Профессор говорил, говорил и сам не верил. Он должен был уехать с последней полуторкой, он знал, что не успевает вернуться. Немцы слишком близко, - а ты моя наместница здесь в мое отсутствие, ты слышишь? Но не задерживайся слишком. Через час, а может два придет автобус за вами. Подготовьте что осталось по мелочи и я буду ждать вас в Петропавловской. Там тепло. Нам выделили один из казематов. Как раз тот, где находилась Ольга Бестужева. Это замечательно. Я напишу очерк.
Загудела машина торопя Липатова.
- Это все, Эльза, мне пора.
Он был серьезен, деловит. Даже перестал кашлять. Работа была важнее. Важнее всего.
Правда, когда забирался в кабину полуторки, зашелся в кашле и чуть не выпал, но удержался на широкой подножке и даже успел помахал рукой на прощание.
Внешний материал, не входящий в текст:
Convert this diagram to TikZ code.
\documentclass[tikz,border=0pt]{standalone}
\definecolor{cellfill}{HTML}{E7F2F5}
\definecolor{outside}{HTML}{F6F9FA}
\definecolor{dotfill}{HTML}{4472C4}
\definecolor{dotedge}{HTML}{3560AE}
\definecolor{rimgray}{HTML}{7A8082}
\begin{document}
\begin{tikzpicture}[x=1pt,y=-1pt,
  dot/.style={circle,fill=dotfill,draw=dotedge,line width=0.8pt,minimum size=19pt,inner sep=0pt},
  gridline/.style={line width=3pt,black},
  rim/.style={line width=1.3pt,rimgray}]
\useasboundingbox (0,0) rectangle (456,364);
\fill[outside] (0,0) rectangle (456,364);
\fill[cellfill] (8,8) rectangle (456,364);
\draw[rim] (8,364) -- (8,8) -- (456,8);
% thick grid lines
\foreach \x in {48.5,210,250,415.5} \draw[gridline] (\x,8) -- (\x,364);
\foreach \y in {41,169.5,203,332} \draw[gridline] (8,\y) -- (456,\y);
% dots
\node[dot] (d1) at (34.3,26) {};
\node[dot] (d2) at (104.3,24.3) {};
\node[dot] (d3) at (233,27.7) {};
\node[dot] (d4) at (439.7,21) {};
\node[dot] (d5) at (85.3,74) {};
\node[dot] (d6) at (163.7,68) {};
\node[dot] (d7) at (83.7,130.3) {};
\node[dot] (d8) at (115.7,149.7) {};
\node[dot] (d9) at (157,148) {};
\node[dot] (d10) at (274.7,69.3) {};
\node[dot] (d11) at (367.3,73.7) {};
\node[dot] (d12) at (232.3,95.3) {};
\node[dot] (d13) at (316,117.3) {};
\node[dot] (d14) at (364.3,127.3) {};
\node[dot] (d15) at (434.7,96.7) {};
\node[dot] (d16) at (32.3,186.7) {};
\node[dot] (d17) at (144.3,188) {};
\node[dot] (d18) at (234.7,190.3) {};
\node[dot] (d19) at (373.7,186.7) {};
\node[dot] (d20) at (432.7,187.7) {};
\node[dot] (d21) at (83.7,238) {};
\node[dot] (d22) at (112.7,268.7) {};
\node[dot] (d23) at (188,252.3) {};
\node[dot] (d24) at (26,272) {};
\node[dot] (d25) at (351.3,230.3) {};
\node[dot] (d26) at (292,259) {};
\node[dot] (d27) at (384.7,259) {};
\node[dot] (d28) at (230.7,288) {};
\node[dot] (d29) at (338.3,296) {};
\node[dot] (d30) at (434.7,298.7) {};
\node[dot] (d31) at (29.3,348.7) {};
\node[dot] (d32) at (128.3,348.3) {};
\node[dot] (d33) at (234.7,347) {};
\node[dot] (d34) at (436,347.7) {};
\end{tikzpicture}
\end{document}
Эльза бережно свернула схему с красными крестиками убрала в карман черного пальтишка.
Моросил дождь завывал ветер с Финского залива, ворошил грязные листья на пустынных дорожках.
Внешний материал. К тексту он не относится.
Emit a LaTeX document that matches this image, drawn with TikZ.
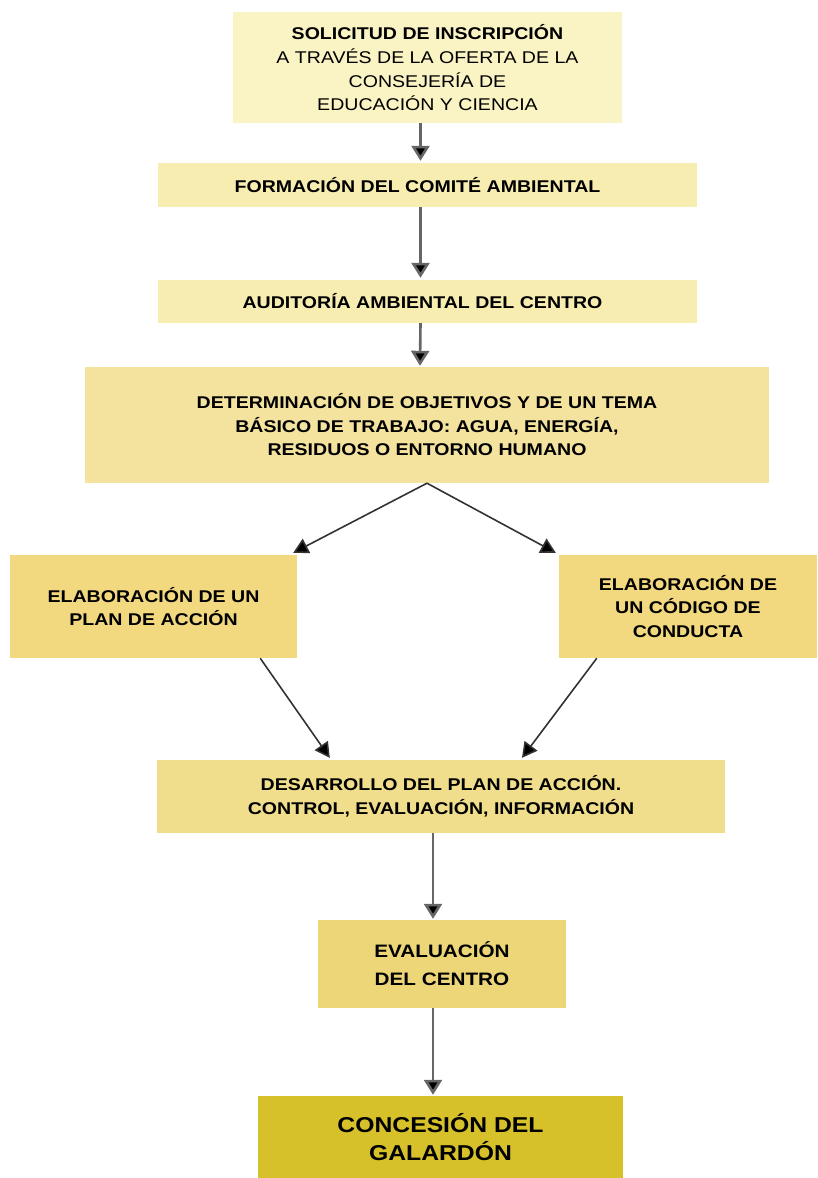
\documentclass[tikz,border=0pt]{standalone}
\usepackage{fontspec}
\setmainfont{Liberation Sans}[FakeStretch=1.15]
\usetikzlibrary{arrows.meta}
\definecolor{c1}{HTML}{FAF4C4}
\definecolor{c2}{HTML}{F7EDB0}
\definecolor{c4}{HTML}{F4E39E}
\definecolor{c5}{HTML}{F2D87E}
\definecolor{c6}{HTML}{F0DE8C}
\definecolor{c7}{HTML}{ECD677}
\definecolor{c8}{HTML}{D6C12A}
\tikzset{
  box/.style={draw=none, inner sep=0pt, align=center, font=\fontsize{17}{23.5}\selectfont\bfseries},
  arr/.style={draw=black!60, line width=2.6pt, -{Triangle[length=15pt,width=18pt,fill=black]}},
  darr/.style={draw=black!80, line width=1.6pt, -{Triangle[length=15pt,width=16pt,fill=black]}}
}
\begin{document}
\begin{tikzpicture}[x=1pt,y=-1pt]
\useasboundingbox (0,0) rectangle (817,1178);
\node[box, fill=c1, minimum width=389pt, minimum height=111pt] (b1) at (427.5,67.5)
  {SOLICITUD DE INSCRIPCIÓN\\[1pt]\mdseries A TRAVÉS DE LA OFERTA DE LA\\\mdseries CONSEJERÍA DE\\\mdseries EDUCACIÓN Y CIENCIA};
\node[box, fill=c2, minimum width=539pt, minimum height=44pt] (b2) at (427.5,185) {\hspace*{-20pt}FORMACIÓN DEL COMITÉ AMBIENTAL};
\node[box, fill=c2, minimum width=539pt, minimum height=43pt] (b3) at (427.5,301.5) {\hspace*{-10pt}AUDITORÍA AMBIENTAL DEL CENTRO};
\node[box, fill=c4, minimum width=684pt, minimum height=116pt] (b4) at (427,425)
  {DETERMINACIÓN DE OBJETIVOS Y DE UN TEMA\\BÁSICO DE TRABAJO: AGUA, ENERGÍA,\\RESIDUOS O ENTORNO HUMANO};
\node[box, fill=c5, minimum width=287pt, minimum height=103pt] (bl) at (153.5,606.5)
  {ELABORACIÓN DE UN\\PLAN DE ACCIÓN};
\node[box, fill=c5, minimum width=258pt, minimum height=103pt] (br) at (688,606.5)
  {ELABORACIÓN DE\\UN CÓDIGO DE\\CONDUCTA};
\node[box, fill=c6, minimum width=568pt, minimum height=73pt] (b6) at (441,796.5)
  {DESARROLLO DEL PLAN DE ACCIÓN.\\CONTROL, EVALUACIÓN, INFORMACIÓN};
\node[box, fill=c7, minimum width=248pt, minimum height=88pt, font=\fontsize{18}{28}\selectfont\bfseries] (b7) at (442,964)
  {EVALUACIÓN\\DEL CENTRO};
\node[box, fill=c8, minimum width=365pt, minimum height=82pt, font=\fontsize{21.5}{28}\selectfont\bfseries] (b8) at (440.5,1137)
  {CONCESIÓN DEL\\GALARDÓN};
\draw[arr] ([xshift=-7pt]b1.south) -- ([xshift=-7pt,yshift=2pt]b2.north);
\draw[arr] ([xshift=-7pt]b2.south) -- ([xshift=-7pt,yshift=2pt]b3.north);
\draw[arr] ([xshift=-7pt]b3.south) -- ([xshift=-7pt,yshift=1pt]b4.north);
\draw[darr] (b4.south) -- ([xshift=-4pt,yshift=2pt]bl.north east);
\draw[darr] (b4.south) -- ([xshift=-3pt,yshift=2pt]br.north west);
\draw[darr] ([xshift=-37pt]bl.south east) -- ([xshift=173pt,yshift=2pt]b6.north west);
\draw[darr] ([xshift=38pt]br.south west) -- ([xshift=81pt,yshift=2pt]b6.north);
\draw[arr] ([xshift=-8pt]b6.south) -- ([xshift=-9pt,yshift=1pt]b7.north);
\draw[arr] ([xshift=-9pt]b7.south) -- ([xshift=-7.5pt,yshift=1pt]b8.north);
\end{tikzpicture}
\end{document}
В одной из маленьких комнат дворца зажгли камин. Стало тепло.
Вначале далеко, а потом близко близко надсадно загрохотал бомбардировщик. Он шел пустой. Должно быть сбросил бомбы на Ленинград и теперь улетает к своим.
На фоне облаков висящих слишком низко мелькнула серая тень и пропала, оставив после себя дымный след.
Все таки его подбили. Попеременно дуя на замерзшие ладони побежала по мраморным ступеням, оскальзываясь на мокрых красных и желтых листьях слетающих с кленов. Быстро нагнулась, подняла забытый кем то белый с синими полосами мячик. А потом удар.
Удар пришелся в левое крыло здания. Стекла вылетели с каким то свистом, словно взорвалось изнутри.
Старенький автобус с вытянутой мордочкой пыхтел на подъемах. Оскальзывал, откатывался назад и взбирался, что бы преодолевать следующий холм. Водитель был дома. Он знал эту грунтовую дорогу наизусть. Лучше было бы ехать по асфальту, но так короче. Намного. И потом, там ведь танки.